Thankfully, I could almost...almost forget the sauce on the sausage half of the pie, which was much, much tastier than the plain half. The sausage was excellent (though Christa found a couple pieces to be a little gristly), seasoned perfectly, and it made me smile. If only I hadn't ordered the plain half of the pie, I'd have had an even wider smile. As it was, the pieces of delicious sausage that had the unfortunate fate of ending up in the sauce portions of the pie tasted more like meatballs in marinara than a sausage pizza.

The crust really is nothing spectacular. The outer rim is so wide and flavorless that I found myself for the first time on this trip discarding the end crusts. By the end of the evening Christa and I had a big pile of what Adam Kuban calls "pizza bones" on the tray.
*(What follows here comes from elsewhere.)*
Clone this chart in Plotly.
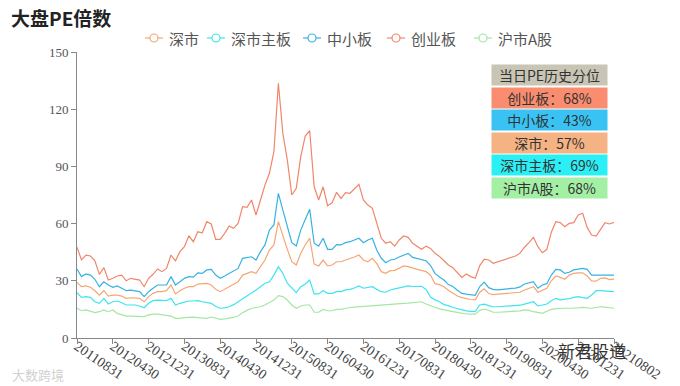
import calendar
import plotly.graph_objects as go

# ---------------- data ----------------
def month_ends(y, m, n):
    out = []
    for _ in range(n):
        d = calendar.monthrange(y, m)[1]
        out.append(f"{y}{m:02d}{d:02d}")
        m += 1
        if m > 12:
            m = 1
            y += 1
    return out

dates = month_ends(2011, 8, 120) + ["20210802"]
tick_labels = dates[::8]

cyb = [47.6, 41, 43.5, 43, 40.5, 33.4, 36.9, 30.4, 31.3, 32.5,
       33, 30, 31.3, 30.8, 30.4, 26.9, 31.3, 33.4, 36.2, 34.8,
       36.5, 43.5, 40.5, 45.3, 47.9, 53.6, 50.5, 55.7, 55.2, 61,
       59.8, 51.7, 51.7, 54.9, 58.7, 57.5, 60.1, 68.9, 68.5, 72.4,
       64.5, 72.4, 80.2, 86.4, 97.7, 133.6, 107.3, 93.3, 75, 78.5,
       95.1, 105.9, 108.7, 79.3, 72.4, 79.3, 69.4, 70.9, 76.4, 73.2,
       76.2, 75.9, 78.5, 80.6, 72.4, 69.7, 68, 60, 52.3, 49.7,
       50.5, 48.2, 51.4, 53.5, 52.8, 49.7, 48.2, 46.5, 48.2, 47,
       44.4, 42.8, 40.5, 38.3, 36.8, 34.5, 31.8, 33.6, 32.2, 31.3,
       38, 41.3, 40.9, 39.2, 40, 40.8, 41.8, 42.5, 43, 44.5,
       47.6, 50, 52.8, 47.9, 44.7, 46.5, 55.5, 61, 60.5, 58.4,
       60.1, 60.5, 64.5, 65.4, 58, 54, 53.5, 57, 60.5, 59.8,
       60.7]

zxb = [36.2, 32.2, 33.6, 33, 30.8, 26.9, 29.5, 27.8, 26.6, 27.3,
       26.1, 24.8, 25.1, 24.8, 24.3, 21.7, 24.3, 26.1, 27.8, 27.8,
       27.8, 32.2, 27.8, 29.5, 31.3, 32.2, 31.9, 34.2, 33.9, 35.7,
       36, 33, 31.3, 32.5, 33.9, 35, 36.5, 41.8, 42.3, 42.6,
       40.9, 45.3, 48.8, 56.6, 59.3, 75.9, 67.1, 58.4, 50, 48.2,
       56.6, 62.2, 67.5, 49.7, 48.2, 52.3, 46.5, 46.5, 49, 48.8,
       50, 50.5, 51.5, 52.3, 50, 51.4, 52.3, 46, 41.8, 39.5,
       40.9, 41.3, 42.5, 43.5, 44.4, 42.3, 41.8, 41, 40.5, 38,
       33.9, 32, 30.4, 28, 27, 25, 23.4, 23, 22.5, 22.4,
       27, 29.3, 26.4, 25.5, 25.2, 25.5, 26, 26, 26.2, 26.8,
       28.3, 29, 29.5, 26.1, 27.8, 28.5, 33, 36, 35.7, 33.9,
       34.5, 35.7, 36, 36.5, 36, 33, 33, 33, 33, 33,
       33]

ss = [29.2, 26.9, 27.3, 26.6, 24.8, 22.5, 24.8, 22, 22.5, 22.5,
      22, 20.8, 21.1, 21.1, 20.8, 19, 21.7, 23.4, 24.3, 24.3,
      24.8, 27.8, 23.1, 24.8, 26.1, 26.9, 26.9, 28.3, 28.3, 28.6,
      27.8, 25.5, 24.3, 25.5, 26.9, 28, 29.5, 33, 34, 34.8,
      33.9, 37.4, 40.9, 46.1, 48.8, 61, 53.1, 46.5, 40, 38.3,
      44.4, 48.8, 52.3, 38.8, 37.8, 40.9, 37.8, 38.3, 40, 40,
      40.9, 41.5, 42.5, 43.5, 40.9, 40, 41.8, 39, 34.8, 33.9,
      35.3, 35.5, 36.5, 37.8, 37.4, 36.5, 36, 35.5, 34.8, 33,
      28.5, 28, 26.9, 25, 23.5, 22, 21.2, 20.6, 20.2, 20,
      24, 25.8, 23.3, 22.8, 23, 23.2, 23.4, 23.5, 23.7, 24,
      25.2, 26, 26.9, 24, 25.2, 26.1, 30, 32.5, 31.8, 30.8,
      33, 33.9, 34.2, 34.2, 32.5, 30, 29.8, 31.3, 31.5, 30.6,
      30.9]

sszb = [23.8, 21.3, 21.7, 21.3, 19, 18.2, 20.8, 17.8, 19, 19.4,
        18.5, 17.3, 17.3, 17.3, 16.8, 15.9, 18.2, 19.6, 19.9, 19.6,
        19.6, 20.8, 17.3, 18.2, 19, 19.4, 19.4, 19.6, 19, 18.5,
        18.2, 16.5, 15.6, 15.8, 16.4, 17.5, 19, 20.8, 22, 23.4,
        25.2, 26.9, 28.7, 29.5, 33, 37.4, 33.9, 28.7, 26.1, 23.8,
        26.9, 28.3, 30.4, 23.1, 23.1, 24.8, 23.4, 23.4, 24.3, 24.3,
        25.2, 25.5, 26.2, 27.3, 26.1, 26.5, 26.9, 25.5, 24.3, 24,
        25.2, 25.8, 26.4, 26.9, 27.3, 27, 26.9, 27.1, 25.5, 21.5,
        20, 19, 17.5, 17, 16, 15.4, 14.8, 14.2, 14, 14,
        17.3, 17.8, 17, 16.4, 16.4, 16.5, 16.6, 16.7, 16.8, 17.2,
        17.8, 18.5, 19, 16.8, 17.2, 17.8, 19.5, 20.8, 20, 20.2,
        20.6, 21.3, 21.7, 21.2, 20.8, 22.5, 24.8, 24.8, 24.8, 24.5,
        24.3]

shag = [15.6, 14.3, 14.7, 13.8, 13.3, 13.8, 14.7, 13.8, 14.7, 12.9,
        12.1, 11.5, 11.5, 11.5, 11.5, 11.2, 12.1, 12.5, 12.5, 12.1,
        11.7, 11.5, 10.3, 10.3, 10.7, 10.9, 10.9, 10.7, 10.3, 10.3,
        11, 10.4, 9.8, 10, 10.3, 10.8, 11.5, 13.3, 14.5, 15.6,
        16, 16.4, 17.3, 18.5, 19.9, 22.2, 21.7, 19.9, 17.3, 15.6,
        16.8, 17.3, 17.3, 13.5, 13.5, 15, 14.3, 14.3, 15, 15,
        15.6, 16, 16.2, 16.4, 16.4, 16.8, 17, 17.3, 17.5, 17.6,
        17.8, 18, 18.1, 18.2, 18.3, 18.5, 18.8, 19, 17.8, 16.8,
        16.1, 15.3, 14.7, 14, 13.8, 13.4, 12.9, 12.6, 12.5, 12.5,
        14.5, 15.2, 14.5, 13.5, 13.5, 13.6, 13.6, 13.7, 13.8, 14.2,
        14.7, 14.5, 13.8, 13.2, 12.9, 14, 15, 15.4, 15.6, 15.6,
        15.6, 15.6, 15.8, 16.1, 15.8, 15.6, 16, 16.4, 16.2, 15.8,
        15.6]

series_names = ["深市", "深市主板", "中小板", "创业板", "沪市A股"]
series_values = [ss, sszb, zxb, cyb, shag]
series_colors = ["#f5a674", "#3ee4f0", "#36b2e2", "#f0866a", "#a4e6a4"]

pct_names = ["创业板", "中小板", "深市", "深市主板", "沪市A股"]
pct_values = ["68%", "43%", "57%", "69%", "68%"]
pct_colors = ["#fa8d6f", "#38c3f4", "#f5b283", "#2af0f6", "#a3f0a5"]

y_ticks = [0, 30, 60, 90, 120, 150]

# ---------------- figure ----------------
W, H = 680, 386
L, R, T, B = 77, 614, 52, 338

def px(xp):
    return (xp - L) / (R - L)

def py(yp):
    return (B - yp) / (B - T)

fig = go.Figure()

for name, vals, col in zip(series_names, series_values, series_colors):
    fig.add_trace(go.Scatter(x=dates, y=vals, mode="lines", name=name,
                             line=dict(color=col, width=1.2),
                             showlegend=False, hoverinfo="skip"))

annotations = []
shapes = []

# title
annotations.append(dict(x=px(9), y=py(18), xref="paper", yref="paper",
                        text="<b>大盘PE倍数</b>", showarrow=False,
                        xanchor="left", yanchor="middle",
                        font=dict(family="Noto Sans CJK SC", size=19, color="#222")))

# legend (icon -o- then label)
leg_icon_cx = [154, 216, 312, 396, 483]
leg_text_x = [167, 229, 325, 409, 496]
leg_y = 38
for name, col, cx, tx in zip(series_names, series_colors, leg_icon_cx, leg_text_x):
    shapes.append(dict(type="line", xref="paper", yref="paper",
                       x0=px(cx - 9), x1=px(cx + 9), y0=py(leg_y), y1=py(leg_y),
                       line=dict(color=col, width=1.2)))
    shapes.append(dict(type="circle", xref="paper", yref="paper",
                       x0=px(cx - 4), x1=px(cx + 4), y0=py(leg_y - 4), y1=py(leg_y + 4),
                       fillcolor="white", line=dict(color=col, width=1.2)))
    annotations.append(dict(x=px(tx), y=py(leg_y), xref="paper", yref="paper",
                            text=name, showarrow=False, xanchor="left", yanchor="middle",
                            font=dict(family="Noto Sans CJK SC", size=15, color="#555")))

# percentile box
annotations.append(dict(x=px(549.5), y=py(74.5), xref="paper", yref="paper",
                        text="当日PE历史分位", showarrow=False,
                        xanchor="center", yanchor="middle",
                        width=113, height=18, bgcolor="#c8c5b5",
                        font=dict(family="Noto Sans CJK SC", size=14, color="#333")))
row_y = [97.5, 120, 142.5, 165, 187.5]
for nm, v, c, yy in zip(pct_names, pct_values, pct_colors, row_y):
    annotations.append(dict(x=px(549.5), y=py(yy), xref="paper", yref="paper",
                            text=f"{nm}：{v}", showarrow=False,
                            xanchor="center", yanchor="middle",
                            width=113, height=18, bgcolor=c,
                            font=dict(family="Noto Sans CJK SC", size=14, color="#333")))

# watermarks
annotations.append(dict(x=px(10), y=py(374), xref="paper", yref="paper",
                        text="大数跨境", showarrow=False, xanchor="left", yanchor="middle",
                        font=dict(family="Noto Sans CJK SC", size=13, color="#d0d0d0")))
annotations.append(dict(x=px(556), y=py(350), xref="paper", yref="paper",
                        text="新君股道", showarrow=False, xanchor="left", yanchor="middle",
                        font=dict(family="Noto Sans CJK SC", size=17, color="#333")))

fig.update_layout(
    width=W, height=H,
    margin=dict(l=L, r=W - R, t=T, b=H - B, autoexpand=False),
    paper_bgcolor="white", plot_bgcolor="white",
    showlegend=False,
    xaxis=dict(type="category", range=[0, len(dates) - 1],
               tickmode="array", tickvals=tick_labels, ticktext=tick_labels,
               tickangle=34, ticks="outside", ticklen=5, tickcolor="#888",
               ticklabelstandoff=-11,
               showline=True, linecolor="#888", linewidth=1,
               showgrid=False, zeroline=False, automargin=False,
               tickfont=dict(family="Liberation Serif", size=14, color="#444")),
    yaxis=dict(range=[0, 150], tickmode="array", tickvals=y_ticks,
               ticks="outside", ticklen=5, tickcolor="#888",
               showline=True, linecolor="#888", linewidth=1,
               showgrid=False, zeroline=False, automargin=False,
               tickfont=dict(family="Liberation Serif", size=13, color="#555")),
    annotations=annotations,
    shapes=shapes,
    hovermode=False,
)

fig.write_html("out.html",
               config={"displayModeBar": False, "staticPlot": True},
               post_script="document.body.style.margin='0';document.body.style.overflow='hidden';")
(photo by Christa Engelskirch)

I really don't mean to sound too harsh with my first impressions of Emilia's, but I won't sugarcoat my experience there, either. I enjoyed the pizza--really enjoyed the sausage half--but it is a definite step down from the four other places I hit on this culinary journey. It's also a different beast than those four; whereas they all serve Neapolitan-style pies, Emilia's is much closer to the pizzas served in New York City. Even so, the sauce and crust at Emilia's doesn't come close to the best sauce and crust I had in New York (Artichoke Basille's and Di Fara, respectively).
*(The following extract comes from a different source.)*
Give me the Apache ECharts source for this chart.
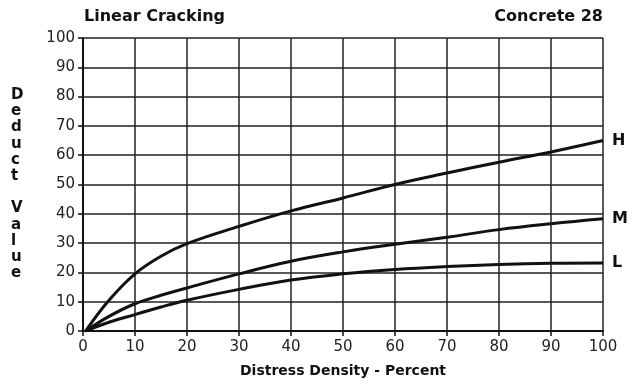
<!DOCTYPE html>
<html><head><meta charset="utf-8">
<script src="https://cdn.jsdelivr.net/npm/echarts@6/dist/echarts.min.js"></script>
<style>html,body{margin:0;padding:0;background:#fff}#c{width:635px;height:387px}</style>
</head><body><div id="c"></div>
<script>
const density = [0.5, 5, 10, 15, 20, 30, 40, 50, 60, 70, 80, 90, 100];
const highValues = [0, 10.5, 19.5, 25.5, 29.8, 35.7, 41, 45.4, 50, 53.9, 57.6, 61.1, 65];
const mediumValues = [0, 5, 9.3, 12.2, 14.7, 19.5, 23.8, 27, 29.6, 32, 34.6, 36.6, 38.3];
const lowValues = [0, 3, 5.6, 8.2, 10.5, 14.2, 17.4, 19.5, 21, 22, 22.7, 23.1, 23.2];
const seriesNames = ['H', 'M', 'L'];
const xTicks = [0, 10, 20, 30, 40, 50, 60, 70, 80, 90, 100];
const yTicks = [0, 10, 20, 30, 40, 50, 60, 70, 80, 90, 100];

const font = 'DejaVu Sans, Verdana, sans-serif';
const chart = echarts.init(document.getElementById('c'), null, {renderer: 'canvas'});
const pair = (vals) => density.map((x, i) => [x, vals[i]]);
const mk = (name, vals) => ({
  name, type: 'line', data: pair(vals), smooth: 0.4, showSymbol: false,
  lineStyle: {color: '#111', width: 3}, z: 5,
  endLabel: {show: true, formatter: name, distance: 9, fontFamily: font, fontWeight: 'bold', fontSize: 16, color: '#111'}
});
chart.setOption({
  animation: false,
  backgroundColor: '#fff',
  grid: {left: 83, right: 32, top: 38, bottom: 56},
  title: [
    {text: 'Linear Cracking', left: 84, top: 9, padding: 0, textStyle: {fontFamily: font, fontWeight: 'bold', fontSize: 16, color: '#111'}},
    {text: 'Concrete 28', right: 32, top: 9, padding: 0, textStyle: {fontFamily: font, fontWeight: 'bold', fontSize: 16, color: '#111'}}
  ],
  xAxis: {
    type: 'value', min: 0, max: 100, interval: 10,
    name: 'Distress Density - Percent', nameLocation: 'middle', nameGap: 33,
    nameTextStyle: {fontFamily: font, fontWeight: 'bold', fontSize: 14, color: '#111'},
    axisLine: {show: true, lineStyle: {color: '#111', width: 2}},
    axisTick: {show: true, length: 5, lineStyle: {color: '#111', width: 1.5}},
    axisLabel: {fontFamily: font, fontSize: 15, color: '#222', margin: 9,
      formatter: v => xTicks.includes(v) ? String(v) : ''},
    splitLine: {show: true, lineStyle: {color: '#222', width: 1.5}}
  },
  yAxis: {
    type: 'value', min: 0, max: 100, interval: 10,
    axisLine: {show: true, lineStyle: {color: '#111', width: 2}},
    axisTick: {show: true, length: 5, lineStyle: {color: '#111', width: 1.5}},
    axisLabel: {fontFamily: font, fontSize: 15, color: '#222', margin: 8,
      formatter: v => yTicks.includes(v) ? String(v) : ''},
    splitLine: {show: true, lineStyle: {color: '#222', width: 1.5}}
  },
  graphic: [{
    type: 'text', left: 11, top: 87,
    style: {text: 'D\ne\nd\nu\nc\nt\n \nV\na\nl\nu\ne', fontFamily: font, fontWeight: 'bold', fontSize: 15,
      lineHeight: 16.2, fill: '#111', align: 'center'}
  }],
  series: [mk(seriesNames[0], highValues), mk(seriesNames[1], mediumValues), mk(seriesNames[2], lowValues)]
});
</script></body></html>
But would I order it again? Absolutely. With lots and lots of sausage.

OVEN: Gas

RECOMMENDED: Plain Pie w/Sausage

~

So to wrap things up, here's how I'd rank the five pizzerias I tried in San Francisco:

1.) Pizzeria Delfina

2.) Pizzeria Picco

3.) Pizzaiolo

4.) Tony's Pizza Napoletana

5.) Emilia's

All offer good-to-great pies for the burgeoning SF pizza scene. Individual criticisms aside (most crusts needed more salt, Tony's charges far too much), I'd eat at any of these places on a return trip. Gladly. Well, I'd only go back to Tony's if someone else was footing the bill.

So a big Thank You to San Francisco, Oakland, Berkeley, Larkspur, and San Carlos (where we stayed with our good friend Erik Meriwether, God Bless him). We'll be seeing you again real soon.

No, we didn't leave by way of the Golden Gate Bridge, but it makes for a more dramatic ending to everything, doesn't it?